Every escapement, like any mechanical solution to a practical problem, represents a compromise between the ideal and the real and throughout the history of watchmaking, the difference between the two has grown smaller and smaller, but will never be entirely erased. Enthusiasts love to argue the minute differences in precision required by various chronometric standards, like the COSC chronometer standard, or the Master Chronometer certification, or Rolex’s Superlative Chronometer standard but in practice, such differences turn out to be almost unnoticeable and in a modern, precision-manufactured industrial watch, we are still getting in many cases performance that represents what horologists in the past would have expected only from precision pendulum clocks or boxed chronometers.

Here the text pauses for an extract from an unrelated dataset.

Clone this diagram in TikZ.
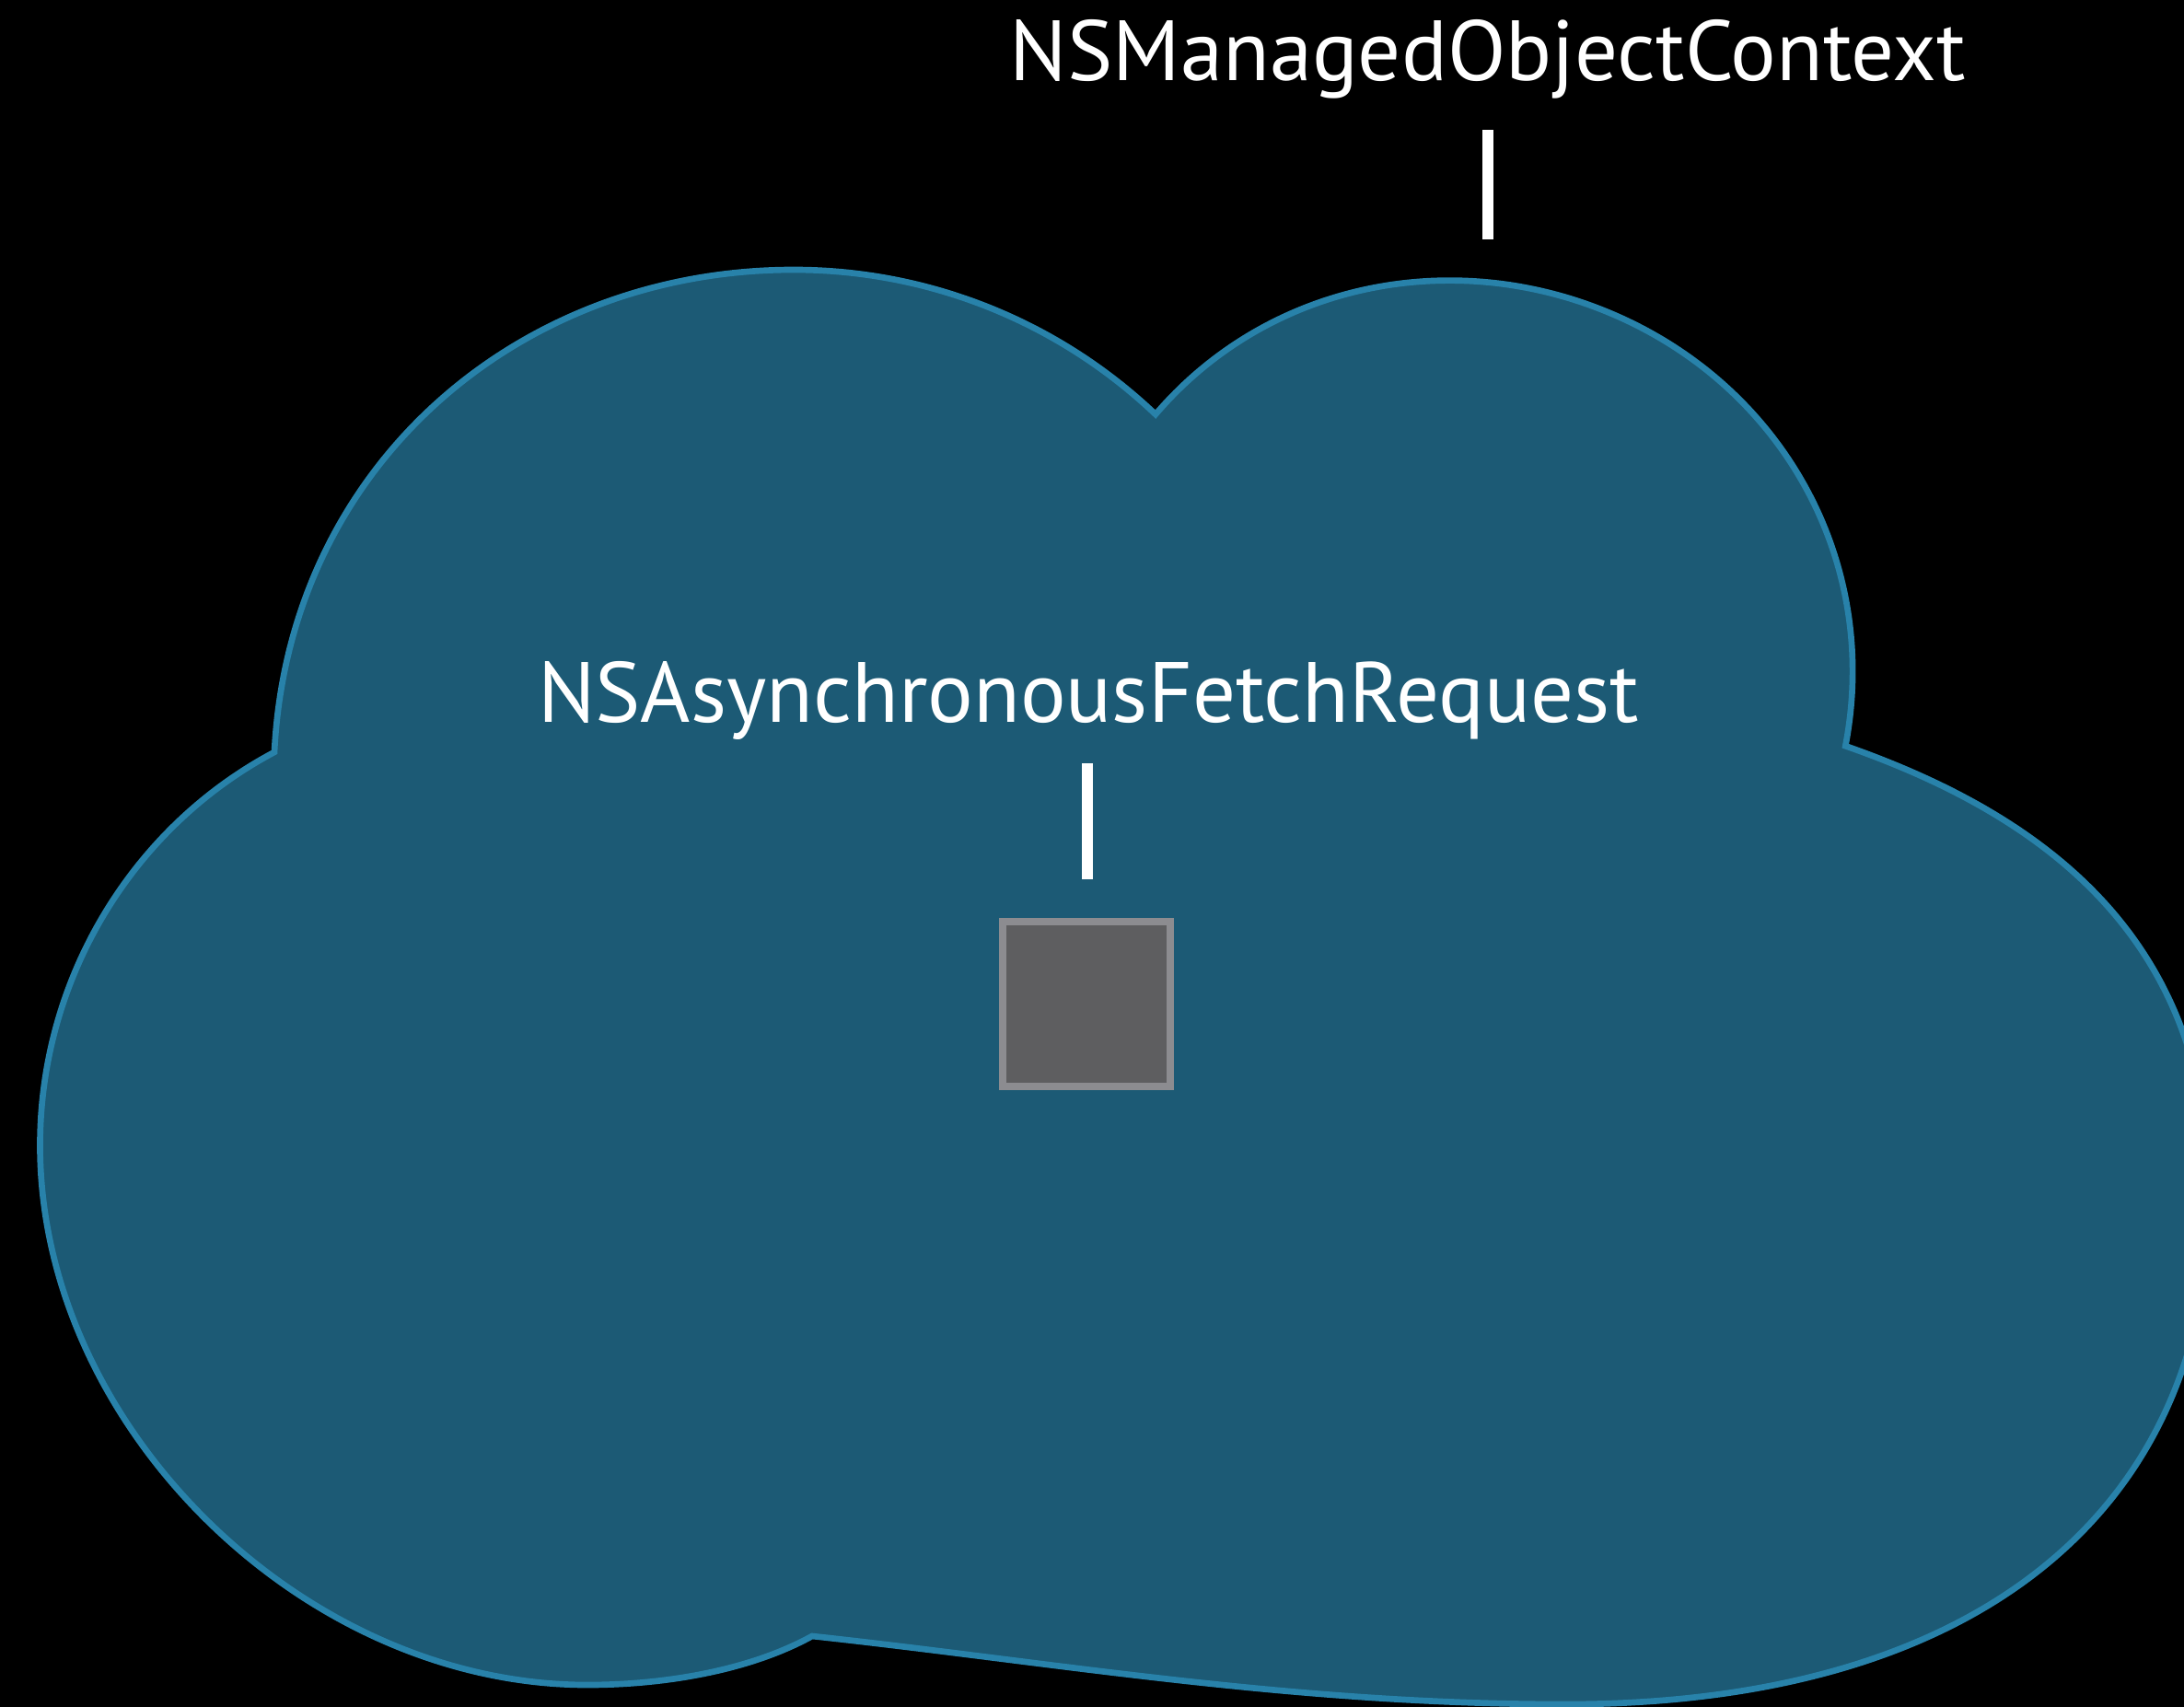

This, however, doesn’t mean that experiments like those from Pagès or Urban Jurgensen, with the detent escapement, or those from watchmakers adapting the natural escapement to the wristwatch, are without interest; such work gives modern watchmaking badly needed variety and evidence of the continued ingenuity being applied to some of watchmaking’s oldest problems. The barriers to wider adoption of detent escapements in wristwatches are at this point, perhaps less practical and more to do with the already excellent performance provided by the modern lever escapement, whose behavior is well known and whose design has been refined for over 250 years. If I were an independent watchmaker, I would find experimenting with escapement design irresistible and although I don’t think there is any reason to expect anything to dethrone the lever escapement in terms of practicality and ubiquity any time soon, and such experiments are of inestimable value in preventing watchmaking from stagnating creatively.